His solution is to build a margin into his prices. So, using the above example, with changed prices his ‘book’ would look like this:
Contest | Price | Amount Bet (100,000) | Potential Payout |
Novak Djokovic | 1.90 | 50,000 | 90,000 |
Andy Murray | 1.90 | 50,000 | 90,000 |
As you can see, in this example the bookmaker would take bets of 100,000 and payout 90,000. A profit of 10,000.
Of course, there will not be equal betting on every match but the bookmaker takes a long-term view and believes that with a margin in his favour he will make a profit over the long-term.
For you, the sports bettor, the issue is which bookmaker offers the best prices? All the bookmakers are government-licensed and the product is the same (eg Arsenal vs Manchester United) so price is very significant when deciding where to bet.

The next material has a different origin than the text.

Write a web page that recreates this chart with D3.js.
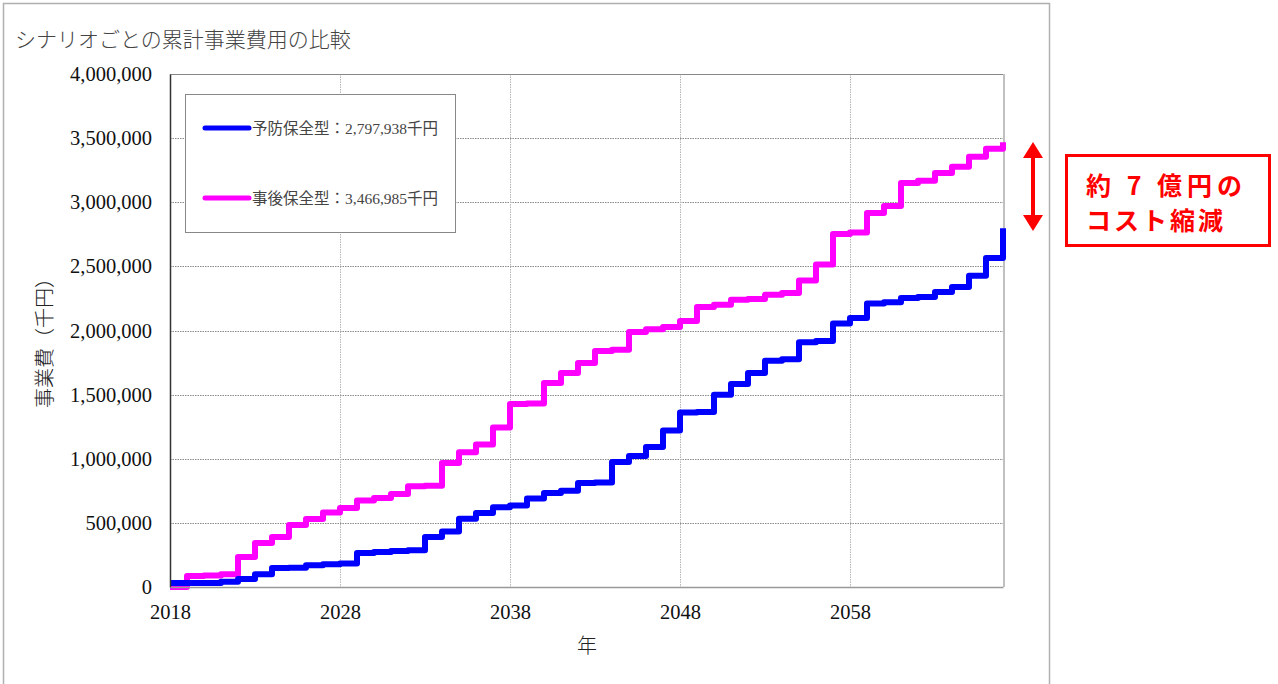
<!DOCTYPE html>
<html>
<head>
<meta charset="utf-8">
<script src="https://cdn.jsdelivr.net/npm/d3@7"></script>
<style>
    body { margin: 0; background: #fff; }
    svg { display: block; }
</style>
</head>
<body>
<div id="chart"></div>
<script>
// Years (x-axis)
const years = d3.range(2018, 2068);

// Cumulative cost (thousand yen), preventive maintenance
const preventive = [
    31000, 31000, 31000, 40000, 62000, 100000, 148000, 150000, 170000, 178000,
    184000, 265000, 272000, 280000, 287000, 390000, 432000, 532000, 577000, 622000,
    635000, 690000, 733000, 750000, 811000, 815000, 975000, 1022000, 1092000, 1220000,
    1360000, 1365000, 1500000, 1583000, 1668000, 1765000, 1775000, 1908000, 1918000, 2055000,
    2098000, 2210000, 2220000, 2254000, 2262000, 2301000, 2340000, 2426000, 2566000, 2797938
];

// Cumulative cost (thousand yen), corrective maintenance
const corrective = [
    0, 86000, 90000, 100000, 234000, 343000, 390000, 484000, 530000, 580000,
    616000, 675000, 694000, 725000, 785000, 790000, 967000, 1050000, 1112000, 1244000,
    1427000, 1430000, 1591000, 1669000, 1747000, 1841000, 1849000, 1989000, 2010000, 2028000,
    2075000, 2184000, 2200000, 2239000, 2245000, 2278000, 2293000, 2390000, 2515000, 2753000,
    2765000, 2917000, 2971000, 3151000, 3167000, 3229000, 3276000, 3354000, 3417000, 3466985
];

const xTicks = [2018, 2028, 2038, 2048, 2058];
const yTicks = [0, 500000, 1000000, 1500000, 2000000, 2500000, 3000000, 3500000, 4000000];

const seriesNames = ["予防保全型：2,797,938千円", "事後保全型：3,466,985千円"];
const seriesColors = ["#0000ff", "#ff00ff"];

const width = 1278;
const height = 684;
const margin = { left: 170, right: 275, top: 74, bottom: 97 };

const svg = d3.select("#chart")
    .append("svg")
    .attr("width", width)
    .attr("height", height);

// outer frame
svg.append("rect")
    .attr("x", 3.5)
    .attr("y", 3.5)
    .attr("width", 1046)
    .attr("height", 720)
    .attr("fill", "none")
    .attr("stroke", "#b0b0b0")
    .attr("stroke-width", 1.5);

// title
svg.append("text")
    .attr("x", 15)
    .attr("y", 47)
    .attr("font-family", "'Noto Sans CJK JP'")
    .attr("font-weight", 300)
    .attr("font-size", 21)
    .attr("fill", "#444")
    .text("シナリオごとの累計事業費用の比較");

const xScale = d3.scaleLinear()
    .domain([2018, 2067])
    .range([margin.left, width - margin.right]);

const yScale = d3.scaleLinear()
    .domain([0, 4000000])
    .range([height - margin.bottom, margin.top]);

const plot = svg.append("g");

// horizontal grid
plot.selectAll(".hgrid")
    .data(yTicks.slice(1, -1))
    .enter()
    .append("line")
    .attr("x1", xScale(2018))
    .attr("x2", xScale(2067))
    .attr("y1", (d) => Math.round(yScale(d)) + 0.5)
    .attr("y2", (d) => Math.round(yScale(d)) + 0.5)
    .attr("stroke", "#8a8a8a")
    .attr("stroke-dasharray", "1.5,1");

// vertical grid
plot.selectAll(".vgrid")
    .data(xTicks.slice(1))
    .enter()
    .append("line")
    .attr("x1", (d) => Math.round(xScale(d)) + 0.5)
    .attr("x2", (d) => Math.round(xScale(d)) + 0.5)
    .attr("y1", yScale(4000000))
    .attr("y2", yScale(0))
    .attr("stroke", "#b5b5b5")
    .attr("stroke-dasharray", "1.5,1");

// top and right frame of the plot
plot.append("line")
    .attr("x1", xScale(2018))
    .attr("x2", xScale(2067))
    .attr("y1", yScale(4000000) + 0.5)
    .attr("y2", yScale(4000000) + 0.5)
    .attr("stroke", "#888");
plot.append("line")
    .attr("x1", xScale(2067) + 1)
    .attr("x2", xScale(2067) + 1)
    .attr("y1", yScale(4000000))
    .attr("y2", yScale(0))
    .attr("stroke", "#c0c0c0")
    .attr("stroke-width", 2);

// axes
const yAxis = d3.axisLeft(yScale)
    .tickValues(yTicks)
    .tickSize(0)
    .tickPadding(18)
    .tickFormat(d3.format(","));
const gy = svg.append("g")
    .attr("transform", `translate(${margin.left}, 0)`)
    .call(yAxis);
gy.select(".domain").attr("stroke", "#333").attr("stroke-width", 1.5);

const xAxis = d3.axisBottom(xScale)
    .tickValues(xTicks)
    .tickSize(0)
    .tickPadding(17)
    .tickFormat(d3.format("d"));
const gx = svg.append("g")
    .attr("transform", `translate(0, ${height - margin.bottom})`)
    .call(xAxis);
gx.select(".domain").attr("stroke", "#999").attr("stroke-width", 1.5);

svg.selectAll(".tick text")
    .attr("font-family", "'Liberation Serif', serif")
    .attr("font-size", 20.5)
    .attr("fill", "#111");

// axis titles
svg.append("text")
    .attr("transform", `translate(52, 338) rotate(-90)`)
    .attr("text-anchor", "middle")
    .attr("font-family", "'Noto Sans CJK JP'")
    .attr("font-weight", 300)
    .attr("font-size", 20)
    .attr("fill", "#222")
    .text("事業費（千円）");

svg.append("text")
    .attr("x", 587)
    .attr("y", 653)
    .attr("text-anchor", "middle")
    .attr("font-family", "'Noto Sans CJK JP'")
    .attr("font-weight", 300)
    .attr("font-size", 20)
    .attr("fill", "#222")
    .text("年");

// step lines
const line = d3.line()
    .x((d) => xScale(d[0]))
    .y((d) => yScale(d[1]))
    .curve(d3.curveStepAfter);

const seriesData = [preventive, corrective].map((vals) => years.map((y, i) => [y, vals[i]]));

plot.selectAll(".series")
    .data([seriesData[1], seriesData[0]])
    .enter()
    .append("path")
    .attr("d", line)
    .attr("fill", "none")
    .attr("stroke", (d, i) => [seriesColors[1], seriesColors[0]][i])
    .attr("stroke-width", 6)
    .attr("stroke-linejoin", "round");

// legend
svg.append("rect")
    .attr("x", 185.5)
    .attr("y", 94.5)
    .attr("width", 270)
    .attr("height", 138)
    .attr("fill", "#fff")
    .attr("stroke", "#888");

const legend = svg.selectAll(".legend-item")
    .data(seriesNames)
    .enter()
    .append("g")
    .attr("transform", (d, i) => `translate(205, ${128 + i * 70})`);

legend.append("line")
    .attr("x1", 0)
    .attr("x2", 44)
    .attr("stroke", (d, i) => seriesColors[i])
    .attr("stroke-width", 5)
    .attr("stroke-linecap", "round");

legend.append("text")
    .attr("x", 47)
    .attr("y", 5.5)
    .attr("font-family", "'Liberation Serif', 'Noto Sans CJK JP'")
    .attr("font-size", 15.5)
    .attr("fill", "#444")
    .text((d) => d);

// annotation: double arrow + box
const ax = 1033;
svg.append("line")
    .attr("x1", ax)
    .attr("x2", ax)
    .attr("y1", 155)
    .attr("y2", 218)
    .attr("stroke", "#ff0000")
    .attr("stroke-width", 4);
svg.append("path")
    .attr("d", `M${ax},142 L${ax - 10},158 L${ax + 10},158 Z M${ax},231 L${ax - 10},215 L${ax + 10},215 Z`)
    .attr("fill", "#ff0000");

svg.append("rect")
    .attr("x", 1066.5)
    .attr("y", 155.5)
    .attr("width", 203)
    .attr("height", 90)
    .attr("fill", "#fff")
    .attr("stroke", "#ff0000")
    .attr("stroke-width", 3);

const noteLines = ["約 7 億円の", "コスト縮減"];
svg.selectAll(".note")
    .data(noteLines)
    .enter()
    .append("text")
    .attr("x", 1086)
    .attr("y", (d, i) => 195 + i * 35)
    .attr("font-family", "'Noto Sans CJK JP'")
    .attr("font-weight", 700)
    .attr("font-size", 25)
    .attr("letter-spacing", (d, i) => i === 0 ? 5 : 3)
    .attr("fill", "#ff0000")
    .text((d) => d);
</script>
</body>
</html>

Let’s use a typical Premier League match as an example and calculate two bookmaker margins on home-draw-away (1X2) prices.
The conversion of a bookmaker price to a % is achieved by dividing 100 by the price.
For example, 100 ÷ 2.00 = 50%, 100 ÷ 5.00 = 20% and so on. Using this logic we can now check how competitive bookmakers are when compared to each other:
Selection | Bookie #1 | % | Bookie #2 | % | Bookie #3 | % |
Leicester | 2.00 | 50.0% | 2.10 | 47.60% | 1.95 | 51.30% |
Draw | 3.00 | 33.3% | 3.00 | 33.30% | 3.00 | 33.30% |
Liverpool | 4.00 | 25.0% | 4.05 | 24.70% | 4.00 | 25% |
108.3% | 105.60% | 109.60% |
As you can see, the smaller the bookmaker percentage (margin) the better the prices.
This same simple calculation logic can be applied to sports betting prices on any event to compare one sports betting company with one another to find out which is more competitive on prices!
So be sure to shop around, do some simple calculations and ensure you’re not being ripped off by your sports betting provider!